The channel renters actually prefer
Ask a prospect how they'd rather hear from you, and most won't say "call me." They'll say "just text me." It's faster, less intrusive, and it fits the way people already live on their phones. Industry data consistently shows text messages getting opened within minutes, while marketing emails often sit unread for hours or days and many leasing calls go straight to voicemail.
For property managers, that preference is a gift. SMS is the closest thing to a guaranteed read in the entire communication stack. The problem is that most leasing operations treat it as an afterthought, a one-off "hey, are you still interested?" sent from someone's personal cell. Used deliberately, SMS is one of the highest-leverage tools for moving prospects from inquiry to signed lease.
Why text beats the alternatives at the top of the funnel
Each leasing channel has a job. Phone is great for nuanced conversations. Email is great for documents and detail. But at the moment a prospect is comparing three or four units, the channel that wins is the one they respond to fastest, and that's almost always text.

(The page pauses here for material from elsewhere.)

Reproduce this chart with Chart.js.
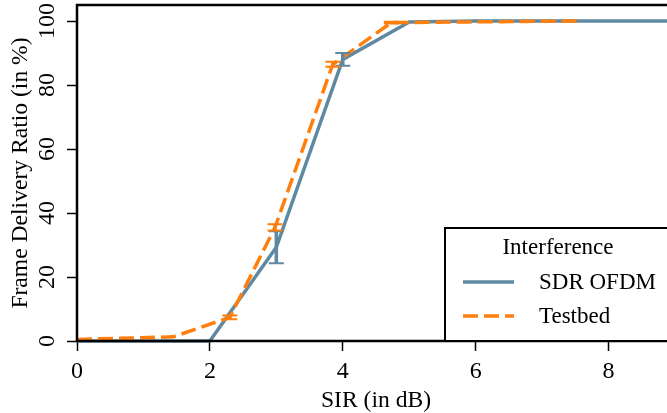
<!DOCTYPE html>
<html>
<head>
<meta charset="utf-8">
<script src="https://cdn.jsdelivr.net/npm/chart.js@4.4.1/dist/chart.umd.min.js"></script>
<style>
  html, body { margin: 0; padding: 0; background: #fff; overflow: hidden; }
  #wrap { width: 680px; height: 413px; }
</style>
</head>
<body>
<div id="wrap"><canvas id="fdrChart"></canvas></div>
<script>
// ================== DATA ==================
const sdrX = [0, 1, 2, 3, 4, 5, 6, 7, 8, 9];
const sdrY = [0, 0, 0, 29.3, 88, 99.7, 100, 100, 100, 100];
const sdrErr = [0, 0, 0, 5, 2, 0, 0, 0, 0, 0];

const testbedX = [0, 1.45, 2.3, 2.98, 3.85, 4.73, 7.53];
const testbedY = [0.5, 1.3, 7.4, 35.5, 86.5, 99.5, 100];
const testbedErr = [0, 0, 0.6, 1, 0.8, 0.3, 0];

const xTicks = [0, 2, 4, 6, 8];
const yTicks = [0, 20, 40, 60, 80, 100];

const seriesLabels = ["SDR OFDM", "Testbed"];
const legendTitle = "Interference";
const xTitle = "SIR (in dB)";
const yTitle = "Frame Delivery Ratio (in %)";

const BLUE = "#5f88a1";
const ORANGE = "#ff7f0e";
const FONT = "'Liberation Serif', 'DejaVu Serif', serif";

function toPoints(xs, ys) {
  return xs.map((x, i) => ({ x: x, y: ys[i] }));
}

// ================== PLUGINS ==================
// error bars, drawn from each dataset's errs list
const errorBars = {
  id: "errorBars",
  afterDatasetsDraw(chart) {
    const { ctx, scales } = chart;
    chart.data.datasets.forEach((ds) => {
      if (!ds.errs) return;
      ctx.save();
      ctx.strokeStyle = ds.borderColor;
      ds.data.forEach((p, i) => {
        const e = ds.errs[i];
        if (!e) return;
        const px = scales.x.getPixelForValue(p.x);
        const yTop = scales.y.getPixelForValue(p.y + e);
        const yBot = scales.y.getPixelForValue(p.y - e);
        ctx.lineWidth = 3.5;
        ctx.beginPath();
        ctx.moveTo(px, yTop);
        ctx.lineTo(px, yBot);
        ctx.stroke();
        ctx.lineWidth = 2;
        ctx.beginPath();
        ctx.moveTo(px - 7.5, yTop);
        ctx.lineTo(px + 7.5, yTop);
        ctx.moveTo(px - 7.5, yBot);
        ctx.lineTo(px + 7.5, yBot);
        ctx.stroke();
      });
      ctx.restore();
    });
  },
};

// frame and boxed legend
const frameAndLegend = {
  id: "frameAndLegend",
  afterDraw(chart) {
    const { ctx, chartArea } = chart;
    const { left, top, right, bottom } = chartArea;

    ctx.save();
    ctx.strokeStyle = "#000";
    ctx.lineWidth = 2.5;
    ctx.strokeRect(left, top, right - left, bottom - top);

    // legend box (lower right, runs past the crop)
    const bx = right - 230;
    const by = bottom - 113;
    ctx.fillStyle = "#fff";
    ctx.fillRect(bx, by, 260, 113);
    ctx.lineWidth = 2;
    ctx.strokeRect(bx, by, 260, 113);

    ctx.fillStyle = "#000";
    ctx.font = "23px " + FONT;
    ctx.textAlign = "center";
    ctx.textBaseline = "middle";
    ctx.fillText(legendTitle, bx + 113, by + 20);

    chart.data.datasets.forEach((ds, i) => {
      const ly = by + 54 + i * 34;
      ctx.strokeStyle = ds.borderColor;
      ctx.lineWidth = 3.5;
      ctx.setLineDash(ds.borderDash || []);
      ctx.beginPath();
      ctx.moveTo(bx + 18, ly);
      ctx.lineTo(bx + 69, ly);
      ctx.stroke();
      ctx.setLineDash([]);
      ctx.fillStyle = "#000";
      ctx.textAlign = "left";
      ctx.fillText(ds.label, bx + 94, ly + 1);
    });
    ctx.restore();
  },
};

// ================== CHART ==================
const ctx = document.getElementById("fdrChart");

new Chart(ctx, {
  type: "line",
  data: {
    datasets: [
      {
        label: seriesLabels[0],
        data: toPoints(sdrX, sdrY),
        errs: sdrErr,
        borderColor: BLUE,
        borderWidth: 3.5,
        pointRadius: 0,
        tension: 0,
        clip: 6,
        order: 2,
      },
      {
        label: seriesLabels[1],
        data: toPoints(testbedX, testbedY),
        errs: testbedErr,
        borderColor: ORANGE,
        borderWidth: 3.5,
        borderDash: [15, 6],
        pointRadius: 0,
        tension: 0,
        clip: 6,
        order: 1,
      },
    ],
  },
  options: {
    responsive: true,
    maintainAspectRatio: false,
    animation: false,
    layout: { padding: { left: 0, right: 5, top: 5, bottom: 0 } },
    plugins: {
      legend: { display: false },
      tooltip: { enabled: false },
    },
    scales: {
      x: {
        type: "linear",
        min: 0,
        max: 9,
        afterBuildTicks: (s) => { s.ticks = xTicks.map((v) => ({ value: v })); },
        afterFit: (s) => {
          s.height = 72;
          s.paddingLeft = 0;
          s.paddingRight = 0;
        },
        grid: { drawOnChartArea: false, tickLength: 10, tickColor: "#000", tickWidth: 1.5 },
        border: { display: false },
        ticks: { color: "#000", font: { family: FONT, size: 24 }, padding: 6, maxRotation: 0 },
        title: {
          display: true,
          text: xTitle,
          color: "#000",
          font: { family: FONT, size: 23.6, lineHeight: 1 },
          padding: { top: 0, bottom: 0 },
        },
      },
      y: {
        min: 0,
        max: 105,
        afterBuildTicks: (s) => { s.ticks = yTicks.map((v) => ({ value: v })); },
        afterFit: (s) => {
          s.width = 77;
          s.paddingTop = 0;
          s.paddingBottom = 0;
        },
        grid: { drawOnChartArea: false, tickLength: 10, tickColor: "#000", tickWidth: 1.5 },
        border: { display: false },
        ticks: {
          color: "#000",
          font: { family: FONT, size: 24 },
          minRotation: 90,
          maxRotation: 90,
          crossAlign: "center",
          padding: 1,
        },
        title: {
          display: true,
          text: yTitle,
          color: "#000",
          font: { family: FONT, size: 23.6 },
          padding: { top: 7, bottom: 0 },
        },
      },
    },
  },
  plugins: [errorBars, frameAndLegend],
});
</script>
</body>
</html>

- Open and response rates for SMS run far ahead of email, often by a wide margin
- Response time on text is measured in minutes, where email replies stretch into days
- Friction is near zero: a prospect can answer a text from a bus stop, a lunch break, or in line at the grocery store
When you're racing against other listings, that speed advantage compounds. The Harvard Business Review's lead-response research found that contacting a lead within five minutes makes you dramatically more likely to qualify them than waiting even half an hour. SMS is the channel most likely to actually get a reply inside that window.
Where SMS fits in the leasing funnel
Texting isn't the right tool for every step. Mapping it to the right moments is what separates a leasing channel from spam.
Instant inquiry acknowledgment
A prospect submits a Zillow inquiry at 9 PM. An immediate text, "Thanks for your interest in the 2BR on Oak Street, it's available for an August move-in. Want to set up a showing?", lands before they've moved on to the next listing. That single message can be the difference between a tour and a dead lead.
Showing coordination
Texting is the natural home for scheduling. Offering two or three time slots and letting the prospect reply with a number is faster than phone tag and more reliable than email. Confirmations and reminders sent by text dramatically cut no-show rates.
Gentle re-engagement
Prospects go quiet. A short, specific text a day or two later, "Still thinking about the Oak Street unit? It's still available and I can hold a showing for you Thursday," revives leads that email would never reach.
Document and next-step nudges
Once an application is in motion, SMS is excellent for nudging the small things: the missing pay stub, the pending co-signer form, the deposit deadline.
Doing SMS right, not creepy
Text is intimate. Used carelessly, it feels invasive and drives people away. A few principles keep it on the right side of the line.
- Get consent and honor opt-outs. SMS is regulated. Prospects should have agreed to be texted, and "STOP" must always work. This isn't optional, it's the law.
- Keep it human and specific. Reference the actual unit and the actual conversation. Generic blasts read as spam instantly.
- Respect the hours. Sending an automated nudge at 2 AM erases the goodwill the channel is supposed to build.
- Don't abandon the thread. The fastest way to lose a prospect is to text them, get a reply, and then go silent for six hours because the team is busy.
That last point is where most operations break. The whole value of SMS is speed, and a channel that gets a fast reply from the prospect but a slow reply from you is worse than no channel at all.
Speed is only an advantage if you can sustain it
Here's the tension. SMS works because it's fast, but humans can't be fast on text around the clock. A leasing agent juggling tours and applications can't reliably reply to every text within minutes, and certainly not at 9 PM on a Sunday when a lot of renters are browsing.
This is exactly where AI changes the economics. An AI leasing agent can hold a real, contextual text conversation the instant a prospect reaches out, qualify them against your criteria, offer showing slots, and confirm the booking, on every text, at every hour. It remembers that the person texting now is the same one who called this morning, so the conversation picks up where it left off instead of starting over.
A platform like Castellan handles SMS as one thread in a unified conversation across phone, email, and text, so a prospect who starts by texting and later calls gets a seamless experience. The human team steps in for the judgment calls, the AI keeps the channel as fast as renters expect it to be.
The takeaway
Renters have already voted with their thumbs. They answer texts faster than anything else you can send them, which makes SMS the single best channel for keeping a prospect engaged through the messy middle of the leasing funnel.
The operators who win with it treat text as deliberate infrastructure: consented, specific, fast, and consistent. Bolted on as a casual afterthought, SMS underdelivers. Built in as a core channel with the speed to back it up, it quietly becomes one of the most reliable lease-conversion tools you have.